Com quase 19 mil pagantes no Pacaembu, o Palmeiras penou para ganhar do Paysandu e assumir a liderança da Série B, posto que não viria mais a abandonar. Foi um dos jogos mais tensos da campanha – o Verdão saiu perdendo por 2 a 0 e virou para 3 a 2 nos minutos finais em meio a muitas polêmicas e até uma briga generalizada, que depois levou Mendieta (quatro jogos) e Wesley (dois) a serem penalizados no STJD. Curiosamente, foi a confusão que fez com que o time acordasse em campo e, movido pela força de sua torcida, virasse o jogo sobre o Paysandu. Dos 10 maiores públicos da Série B, nove foram em partidas do Palmeiras, sendo cinco deles no Pacaembu, casa da equipe enquanto o Allianz Parque não fica pronto.

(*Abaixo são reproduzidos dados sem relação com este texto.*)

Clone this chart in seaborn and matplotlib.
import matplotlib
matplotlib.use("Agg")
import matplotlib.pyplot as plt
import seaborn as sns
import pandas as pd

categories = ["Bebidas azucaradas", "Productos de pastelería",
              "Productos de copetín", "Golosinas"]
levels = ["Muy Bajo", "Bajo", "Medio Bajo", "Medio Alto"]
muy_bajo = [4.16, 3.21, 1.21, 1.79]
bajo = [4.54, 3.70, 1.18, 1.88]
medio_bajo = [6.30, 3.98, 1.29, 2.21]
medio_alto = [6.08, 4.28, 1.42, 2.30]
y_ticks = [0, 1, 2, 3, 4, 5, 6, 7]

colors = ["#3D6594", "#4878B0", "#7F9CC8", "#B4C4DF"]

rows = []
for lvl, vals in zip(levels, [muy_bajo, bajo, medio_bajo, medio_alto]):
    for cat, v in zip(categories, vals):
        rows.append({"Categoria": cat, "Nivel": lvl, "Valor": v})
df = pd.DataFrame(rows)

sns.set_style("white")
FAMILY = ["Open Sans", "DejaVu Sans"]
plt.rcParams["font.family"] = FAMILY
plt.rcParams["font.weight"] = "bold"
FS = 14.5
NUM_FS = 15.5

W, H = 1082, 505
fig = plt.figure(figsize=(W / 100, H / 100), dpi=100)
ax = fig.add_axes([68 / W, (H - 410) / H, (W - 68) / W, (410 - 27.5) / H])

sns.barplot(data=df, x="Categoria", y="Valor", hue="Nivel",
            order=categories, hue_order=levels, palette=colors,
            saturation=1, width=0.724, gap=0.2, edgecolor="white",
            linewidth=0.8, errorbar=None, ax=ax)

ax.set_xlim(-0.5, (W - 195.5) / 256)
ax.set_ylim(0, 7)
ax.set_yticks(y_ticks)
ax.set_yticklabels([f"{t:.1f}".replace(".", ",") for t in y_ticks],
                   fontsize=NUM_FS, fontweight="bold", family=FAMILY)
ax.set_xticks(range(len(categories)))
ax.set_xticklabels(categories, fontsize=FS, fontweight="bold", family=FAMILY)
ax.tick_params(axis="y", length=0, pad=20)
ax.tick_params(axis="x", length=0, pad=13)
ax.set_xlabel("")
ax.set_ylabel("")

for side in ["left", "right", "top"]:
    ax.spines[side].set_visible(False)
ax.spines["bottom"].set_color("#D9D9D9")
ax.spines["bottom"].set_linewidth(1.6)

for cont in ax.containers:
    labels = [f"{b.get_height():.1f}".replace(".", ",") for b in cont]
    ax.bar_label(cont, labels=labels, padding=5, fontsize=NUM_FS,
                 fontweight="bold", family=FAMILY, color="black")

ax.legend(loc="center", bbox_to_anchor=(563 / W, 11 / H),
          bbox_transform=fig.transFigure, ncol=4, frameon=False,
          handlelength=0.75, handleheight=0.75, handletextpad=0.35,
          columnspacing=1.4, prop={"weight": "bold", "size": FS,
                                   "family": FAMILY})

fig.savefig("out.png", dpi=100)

Grande em todo lugar, susto em Natal

esmagado
Em Varginha (contra o Boa Esporte), Itumbiara (Atlético-GO), Belo Horizonte (América-MG), o Palmeiras foi visitante, mas tinha mais torcida que o time da casa. A exceção foi em Natal, diante do ABC, quando uma tragédia por pouco não ocorreu no estádio Frasqueirão, por conta da superlotação. Na ocasião, o repórter Marcelo Hazan recebeu a ordem para esquecer do jogo e ir para o meio da torcida, para acompanhar o drama dos torcedores do ABC. Muitas pessoas ficaram prensadas no alambrado – outras, principalmente crianças, incentivadas pelos pais, escalaram a grade justamente para fugir do tumulto. Por todo lado, o que se via era gente chorando. No gramado, jogadores tensos acompanhavam tudo com sentimento de impotência. De onde estavam, não havia nada a ser feito, a não ser rezar. Felizmente, ninguém se feriu com gravidade. O jogo começou com 35 minutos de atraso, e o Verdão, um tanto abalado pelo susto, se mostrou irreconhecível em campo e acabou sendo derrotado por 3 a 2.

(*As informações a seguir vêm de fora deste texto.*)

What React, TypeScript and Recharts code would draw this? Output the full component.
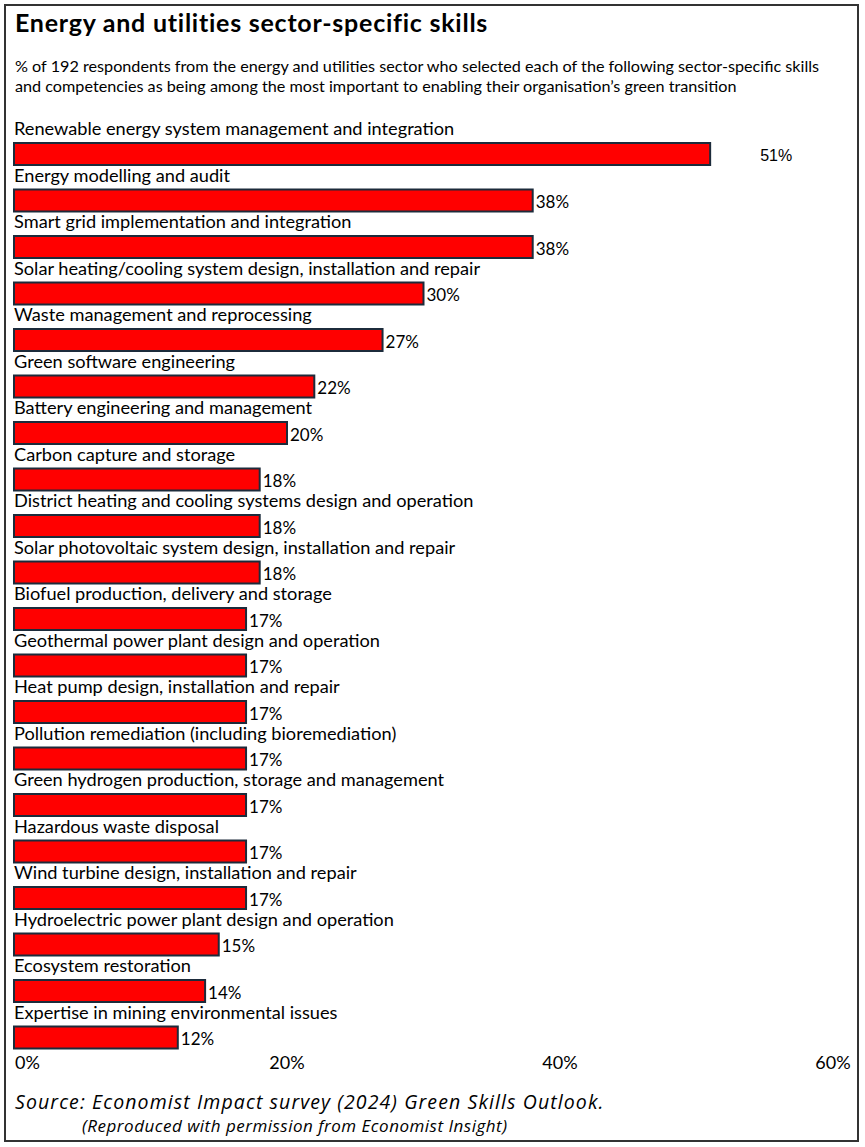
import { BarChart, Bar, XAxis, YAxis, LabelList } from 'recharts';

const SKILLS = [
  'Renewable energy system management and integration',
  'Energy modelling and audit',
  'Smart grid implementation and integration',
  'Solar heating/cooling system design, installation and repair',
  'Waste management and reprocessing',
  'Green software engineering',
  'Battery engineering and management',
  'Carbon capture and storage',
  'District heating and cooling systems design and operation',
  'Solar photovoltaic system design, installation and repair',
  'Biofuel production, delivery and storage',
  'Geothermal power plant design and operation',
  'Heat pump design, installation and repair',
  'Pollution remediation (including bioremediation)',
  'Green hydrogen production, storage and management',
  'Hazardous waste disposal',
  'Wind turbine design, installation and repair',
  'Hydroelectric power plant design and operation',
  'Ecosystem restoration',
  'Expertise in mining environmental issues',
];

const SHARE = [51, 38, 38, 30, 27, 22, 20, 18, 18, 18, 17, 17, 17, 17, 17, 17, 17, 15, 14, 12];

const X_TICKS = [0, 20, 40, 60];

const data = SKILLS.map((name, i) => ({ name, value: SHARE[i] }));

const FONT = 'Lato, "Open Sans", sans-serif';
const ITALIC_FONT = '"Open Sans", Lato, sans-serif';

const CategoryLabel = (props: any) => {
  const { x, y, value } = props;
  return (
    <text x={x} y={y - 8} fontSize={18.2} fontFamily={FONT} fill="#000">
      {value}
    </text>
  );
};

const ValueLabel = (props: any) => {
  const { x, y, width, height, value, index } = props;
  // the top bar's label sits well clear of the bar, in a different face
  const first = index === 0;
  return (
    <text
      x={x + width + (first ? 50 : 3)}
      y={y + height / 2 + 1}
      dominantBaseline="central"
      fontSize={first ? 16 : 17}
      fontFamily={first ? 'Arial, "Liberation Sans", sans-serif' : FONT}
      fill="#000"
    >
      {value}%
    </text>
  );
};

const AxisTick = (props: any) => {
  const { x, y, payload, index } = props;
  return (
    <text
      x={x + (index === 0 ? 1 : 0)}
      y={y}
      dy={0}
      textAnchor={index === 0 ? 'start' : 'middle'}
      fontSize={18}
      fontFamily={FONT}
      fill="#000"
    >
      {payload.value}%
    </text>
  );
};

export default function App() {
  return (
    <div style={{ position: 'absolute', left: 0, top: 0, width: 865, height: 1147, background: '#fff' }}>
      <div
        style={{
          position: 'absolute',
          left: 4,
          top: 4,
          width: 851,
          height: 1134,
          border: '2px solid #333',
        }}
      />
      <BarChart
        width={865}
        height={1147}
        data={data}
        layout="vertical"
        margin={{ top: 131, right: 32, bottom: 56, left: 14 }}
      >
        <XAxis
          type="number"
          domain={[0, 60]}
          ticks={X_TICKS}
          axisLine={false}
          tickLine={false}
          tick={<AxisTick />}
          height={30}
        />
        <YAxis type="category" dataKey="name" hide />
        <Bar
          dataKey="value"
          fill="#FF0000"
          stroke="#1C2B3B"
          strokeWidth={2}
          barSize={22}
          isAnimationActive={false}
        >
          <LabelList dataKey="name" content={<CategoryLabel />} />
          <LabelList dataKey="value" content={<ValueLabel />} />
        </Bar>
      </BarChart>
      <svg
        width={865}
        height={1147}
        style={{ position: 'absolute', left: 0, top: 0, pointerEvents: 'none' }}
      >
        <text x={15} y={32} fontSize={25} letterSpacing={0.75} fontWeight="bold" fontFamily={FONT} fill="#000">
          Energy and utilities sector-specific skills
        </text>
        <text x={15} y={72} fontSize={16.2} fontFamily={FONT} fill="#000">
          % of 192 respondents from the energy and utilities sector who selected each of the following sector-specific skills
        </text>
        <text x={15} y={92} fontSize={16.2} fontFamily={FONT} fill="#000">
          and competencies as being among the most important to enabling their organisation’s green transition
        </text>
        <text x={15} y={1109} fontSize={19.5} letterSpacing={1.1} fontStyle="italic" fontFamily={ITALIC_FONT} fill="#000">
          Source: Economist Impact survey (2024) Green Skills Outlook.
        </text>
        <text x={82} y={1132} fontSize={17} letterSpacing={0.5} fontStyle="italic" fontFamily={ITALIC_FONT} fill="#000">
          (Reproduced with permission from Economist Insight)
        </text>
      </svg>
    </div>
  );
}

Gigante no norte paranaense

receber o Palmeiras
Não foi só em São Paulo que o Palmeiras se sentiu em casa. Por conta de nova punição do STJD, o Verdão teve de mandar jogos em Londrina, contra Figueirense e Guaratinguetá. A presença de torcedores em todos os lugares já havia chamado a atenção de jogadores, dirigentes e até mesmo jornalistas em várias oportunidades. Mas nada que se comparasse àquilo visto na cidade do norte paranaense, região que, tradicionalmente, acompanha os times paulistas. A diretoria palmeirense, empolgada, chegou a calcular em 100 mil pessoas o tamanho da torcida alviverde em Londrina, cidade de 540 mil habitantes.

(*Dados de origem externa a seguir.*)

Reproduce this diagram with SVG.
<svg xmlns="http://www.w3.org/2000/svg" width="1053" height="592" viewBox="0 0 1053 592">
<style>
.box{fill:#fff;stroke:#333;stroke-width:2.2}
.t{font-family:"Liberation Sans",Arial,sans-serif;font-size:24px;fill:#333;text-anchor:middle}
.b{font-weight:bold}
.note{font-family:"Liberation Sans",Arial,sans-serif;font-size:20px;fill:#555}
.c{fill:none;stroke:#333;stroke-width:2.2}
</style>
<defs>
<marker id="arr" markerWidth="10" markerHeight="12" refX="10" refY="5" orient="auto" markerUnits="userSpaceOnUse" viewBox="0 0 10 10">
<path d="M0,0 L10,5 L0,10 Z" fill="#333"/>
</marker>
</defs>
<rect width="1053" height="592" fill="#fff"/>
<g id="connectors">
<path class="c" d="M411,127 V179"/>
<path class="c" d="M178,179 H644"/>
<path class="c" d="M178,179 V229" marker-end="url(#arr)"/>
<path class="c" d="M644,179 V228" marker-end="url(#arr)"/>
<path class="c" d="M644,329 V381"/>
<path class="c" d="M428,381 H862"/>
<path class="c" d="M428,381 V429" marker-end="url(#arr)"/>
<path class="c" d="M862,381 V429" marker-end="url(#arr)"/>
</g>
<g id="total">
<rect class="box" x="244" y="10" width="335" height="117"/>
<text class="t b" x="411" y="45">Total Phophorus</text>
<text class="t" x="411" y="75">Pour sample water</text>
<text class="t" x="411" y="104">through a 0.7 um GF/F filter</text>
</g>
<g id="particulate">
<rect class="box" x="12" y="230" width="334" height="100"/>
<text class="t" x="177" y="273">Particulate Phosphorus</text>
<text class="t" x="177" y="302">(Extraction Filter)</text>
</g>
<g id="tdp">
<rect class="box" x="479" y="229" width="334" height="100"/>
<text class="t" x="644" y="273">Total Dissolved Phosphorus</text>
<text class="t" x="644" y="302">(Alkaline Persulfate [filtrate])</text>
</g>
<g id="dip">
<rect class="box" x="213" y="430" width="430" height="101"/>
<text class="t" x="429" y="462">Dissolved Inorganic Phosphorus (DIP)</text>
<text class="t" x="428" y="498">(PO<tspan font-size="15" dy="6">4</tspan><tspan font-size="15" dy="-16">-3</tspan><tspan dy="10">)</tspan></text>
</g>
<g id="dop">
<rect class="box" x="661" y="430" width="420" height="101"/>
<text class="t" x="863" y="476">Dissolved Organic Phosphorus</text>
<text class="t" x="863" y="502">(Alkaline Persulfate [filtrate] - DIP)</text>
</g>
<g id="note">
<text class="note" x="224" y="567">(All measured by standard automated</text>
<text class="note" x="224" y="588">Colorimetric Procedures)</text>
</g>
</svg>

Amado pela torcida cearense

em Juazeiro do Norte
Na chegada do Palmeiras à cidade de Crato, vizinha a Juazeiro do Norte, palco do jogo contra o Icasa, um torcedor arrancou gargalhadas do técnico Gilson Kleina, ao dizer “Ano que vem é o São Paulo que vem pra cá”. O rival paulista estava, à epoca, na zona do rebaixamento, e a brincadeira do palmeirense deixava claro que, para todos ali no interior cearense, a presença de um gigante paulista era um acontecimento. Tudo foi atração. A chegada do time, o percurso até o hotel, o treino… na atividade comandada por Kleina na véspera da partida, crianças invadiram o gramado para serem “gandulas voluntários” e, num determinado momento, passaram a ajudar o técnico no treino, repondo as bolas sob o pé dele para que fossem chutadas para os jogadores. O time foi ovacionado, e cada gesto dos jogadores em direção à arquibancada gerava uma baita festa. No fim, apesar da derrota por 1 a 0 para o surpreendente Icasa, foram saudados pela torcida.
Gostinho de quero mais
Depois da vitória sobre o Bragantino, em Bragança Paulista, o Palmeiras passou a ter a certeza que o acesso seria sacramentado diante do São Caetano, no Pacaembu. Bastava um empate contra o vice-lanterna, e a diretoria teve uma semana para armar a festa – com direito a homenagem a ídolos do passado e estreia de uniforme inspirado na seleção brasileira. Faltou combinar com os jogadores do Azulão, que se desdobraram em campo e seguraram o 0 a 0. Parte dos torcedores – a maioria de uma organizada – vaiou. Mas a maioria aplaudiu o empenho dos jogadores, com a certeza de que, sim, o acesso não era mais do que obrigação, mas que a campanha foi digna de um time com a grandeza do Palmeiras.